Well, this sounds like a "no shit Sherlock" statement: >>Finding 3: Natural "overthinking" increases incoherence more than reasoning budgets reduce it We find that when models spontaneously reason longer on a problem (compared to their median), incoherence spikes dramatically. Meanwhile, deliberately increasing reasoning budgets through API settings provides only modest coherence improvements. The natural variation dominates.<<
Language models are probabilistic and not deterministic. Therefore incoherence _by definition_ increases as a response becomes lengthier. This is not true for humans, who tend to act/communicate deterministically. If I ask the human, to read a pdf and ask, is there a word of "paperclip" in the pdf? The human deterministically will provide a yes/no answer and no matter how many times we repeat the process, they will provide the same answer consistently (not due to autocorrelation, because this can be done across different humans). LMs will have a probabilistic response - dependent on the training itself: with a very well trained model we can get a 99% probabilistic outcome, which means out of 100 simulations, it will give you 1 time the wrong answer. We have no clue about the "probablistic" component for LMs, however, simulations could be done to research this. Also, I would be very curious about autocorrelation in models. If a human did a task and came to a conclusion "yes", then he will always respond with increasing amount of eyerolling to the same task: "yes".

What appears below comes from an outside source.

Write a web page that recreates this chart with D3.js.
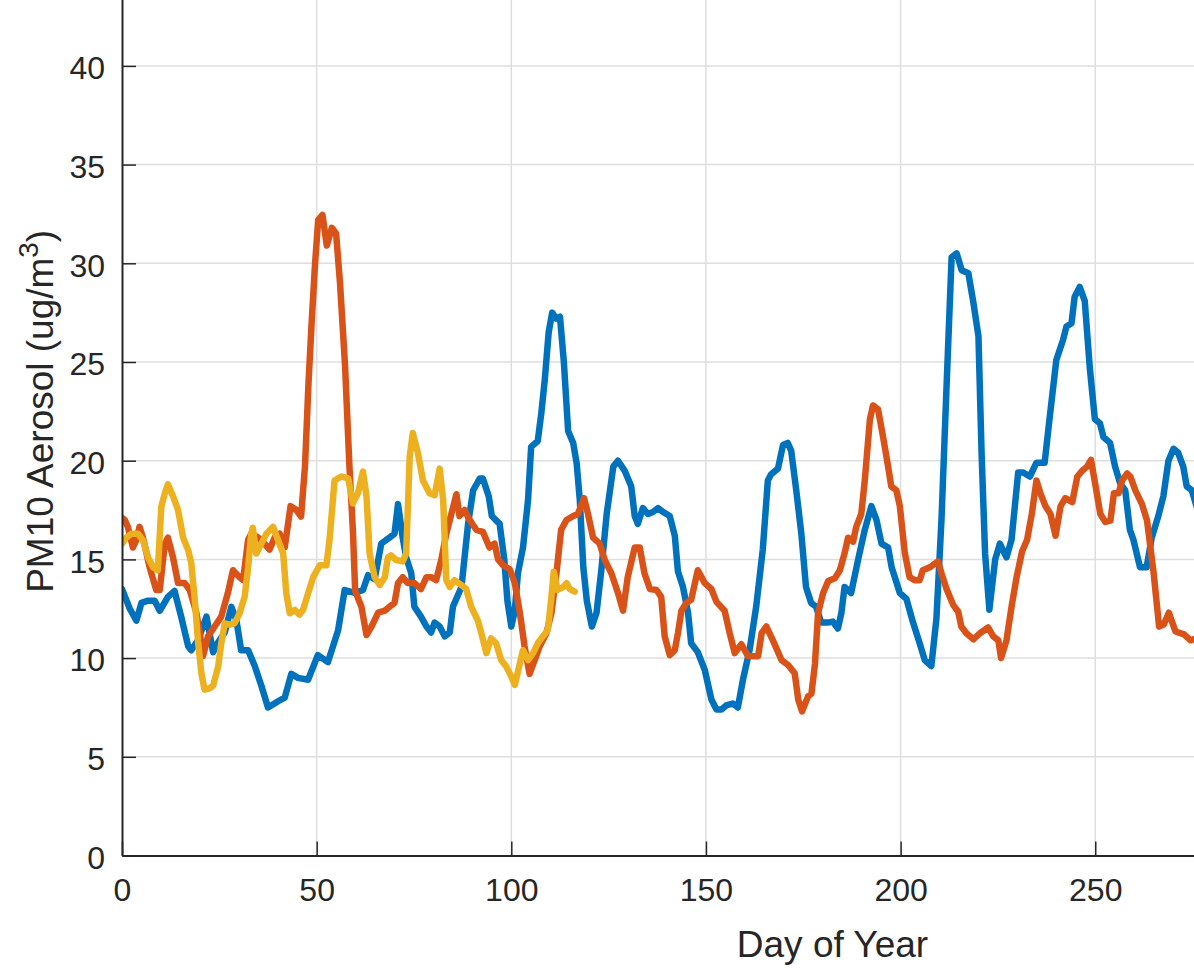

Also, imagine the question: "is the sky blue?" answer1: "Yes." This has 0 incoherence. answer2: "Yes, but sometimes it looks like black, sometimes blue." While this answer seemingly has 0 incoherence, the probability of increased incoherence is larger than 0 given that answer generation itself is probabilistic. Answer generation by humans is not probabilistic.
Therefore, probability driven LMs (all LMs today are probability driven) will always exhibit higher incoherence than humans.
I wonder if anybody would disagree with the above.